Dialogue constructif entre État, industrie et société civile

Face aux préoccupations, le Conseil consultatif des forêts a convié début juillet un panel réunissant représentants ministériels, opérateurs économiques et ONG. Les échanges ont permis d’esquisser un calendrier d’évaluation des concessions expirées et d’envisager la suspension progressive des titres provisoires dès que les audits écologiques et sociaux auront été publiés.

De l’avis d’Anne-Claire Mabiala, professeure à la faculté de droit de l’Université Marien-Ngouabi, « l’annulation sans concertation risquerait de précariser des centaines d’emplois locaux ». Elle prône une solution hybride : reconduire temporairement les permis sous strict contrôle, conditionner toute extraction à la mise en œuvre immédiate des obligations sociales, notamment la construction d’infrastructures promises.

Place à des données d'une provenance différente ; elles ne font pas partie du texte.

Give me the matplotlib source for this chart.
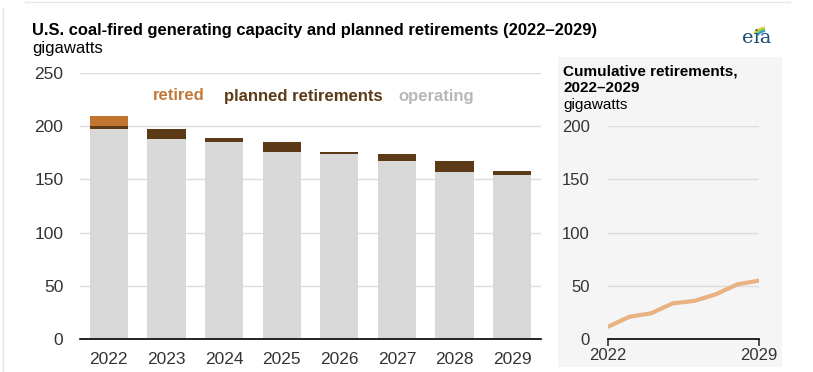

Perspectives pour une gouvernance inclusive et durable

Les ONG insistent sur la nécessité d’intégrer les cheffes de groupements féminins dans les comités de suivi des concessions afin d’objectiver les indicateurs de bien-être communautaire. Cette approche rejoint la Stratégie nationale genre et climat qui mise sur la participation des femmes comme vecteur de transparence.

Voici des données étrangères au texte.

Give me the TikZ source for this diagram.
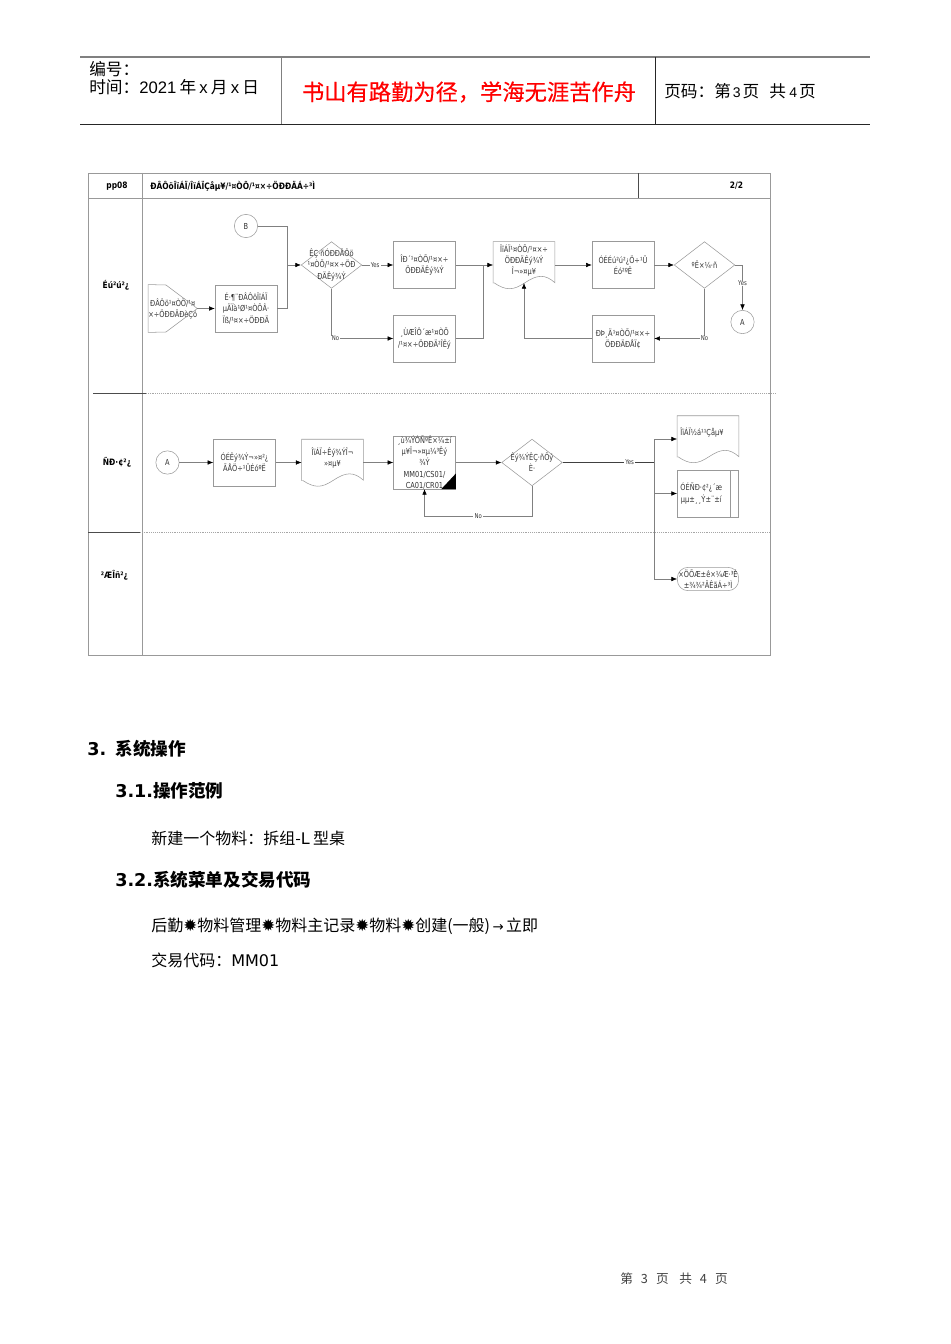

À moyen terme, la mise en place d’un fonds d’investissement local, alimenté par une fraction des redevances forestières, pourrait financer des initiatives portées par des associations féminines : pépinières agro-forestières, unités de transformation de fruits sauvages, programmes d’alphabétisation financière. Autant de pistes qui contribueraient à concilier exploitation économique, préservation des écosystèmes et promotion des droits des Congolaises.